Worse yet, Mike McCready, Stone Gossard and the others not only indulge Vedder, they egg him on with their melancholy splatter of brooding harmonics, vacant pauses, aimless, atonal strumming and choruses that fail to register. Even the all-out rockers -- normally a reliable fallback on any Pearl Jam release -- are devoid of memorable hooks. In the end, No Code's most palatable moment is also its least original. It comes on "Smile," when the band chugs along on a sawed-off Crazy Horse groove reminiscent of last year's Neil Young/Pearl Jam collaboration, Mirror Ball.

After the platinum-plus success of Ten and Vs., Pearl Jam was artistically justified in trying to free itself from grunge's stranglehold. But in striving to break from the format the group helped define, No Code has abandoned the traits that once made Pearl Jam great. Epic melodies, a blustery sense of dramatic structure and a fine-tuned sonic splendor propelled the tunes Vedder now denounces as too commercial (i.e., "Jeremy"), and all these things are in desperately short supply here. No Eddie, millions in sales, high-priced stadium tours and excessive MTV exposure don't necessarily diminish a band's innate excellence. But CDs as unsavory as No Code certainly go a long way toward tarnishing its past glory. (**)

-- Hobart Rowland

Various Artists
A Tribute to Stevie Ray Vaughan
Epic

The commercial impact of Stevie Ray Vaughan can be easily gauged: in the 13 years since he leapt onto the charts with Texas Flood, blues music has found the largest audience it has ever known. Countless fans worldwide developed a fascination with the genre as an outgrowth of their enthusiasm for Vaughan and his willingness to pay tribute to the artists he considered mentors, teachers and role models.

Judging by A Tribute to Stevie Ray Vaughan, the personal impact of the man, who died six years ago this August, was massive as well. When a much-loved musician dies, his friends grieve his death and then gather to celebrate his life. In this case, the people who gathered just happened to be some of the world's greatest bluesmen and women. Last year in Austin, a stellar collection of musicians whose lives were touched -- and whose genre was revitalized -- by Vaughan gathered to pay him tribute. What resulted was the finest moment in the proud history of Austin City Limits. That show, with all its ups and precious few downs, is what's captured on Tribute.

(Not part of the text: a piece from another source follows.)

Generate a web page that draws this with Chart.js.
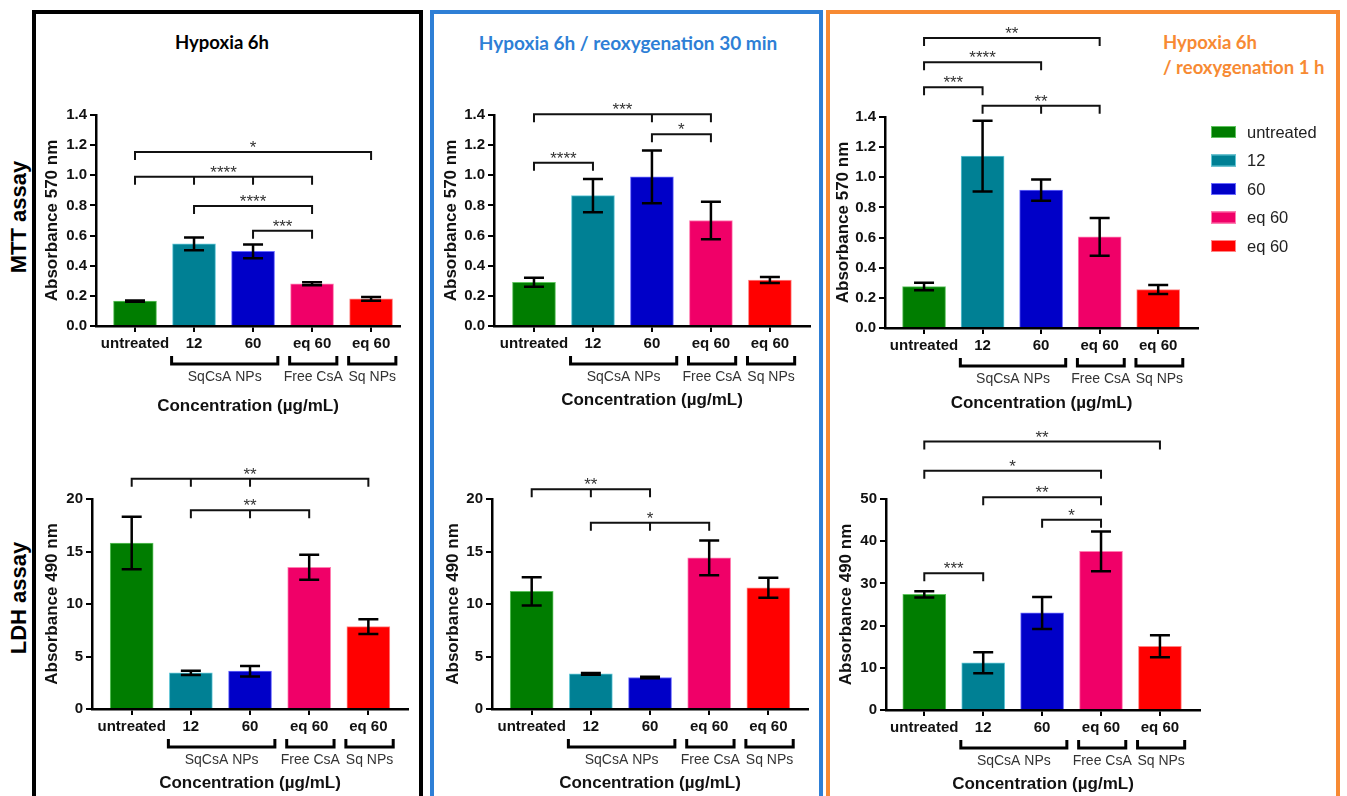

There's unabashed love in the voice and slide guitar of Bonnie Raitt as she turns Vaughan's "Pride and Joy" into an intensely personal paean. The rejoicing and sorrow that have forever been the left and right hands of the blues have seldom rung as true as they do when Jimmie Vaughan carries his little brother out one more time on the riffs of "Texas Flood." B.B. King's guitar rings like the bell of a backwoods church as he testifies on "Telephone Song" with all the passion and dignity of a veteran circuit rider. Buddy Guy, Eric Clapton, Robert Cray and Dr. John also take their turns celebrating their friend. On the CD's soon-to-be historic closing jam, the assembled cast of stars bring an overt gospel air to "Six Strings Down" before celebrating the make-anything-happen joy of "Tick Tock" and bringing the house down with a wall of guitars on a frenzied nine-minute "SRV Shuffle." Stevie, we think, would be pleased. (**** 1/2)

-- Jim Sherman

Hayden
Everything I Long For
Outpost Recordings

Most of the songs on Hayden's debut CD were written and recorded late at night in his bedroom on a four-track mini-studio. Though he's not the first to embrace lo-fi as a means of self-expression, Hayden's music -- perhaps more than that of any other home-taping homebody -- is completely the product of where it was created. A fairly normal fellow from Toronto, Hayden is pure folk poet; a troubadour of the suburbs; a kitchen-raiding, late-night-cable-TV-watching, oversleeping product of middle-class North America. To record him any other way would be like taking the bacteria out of a petri dish.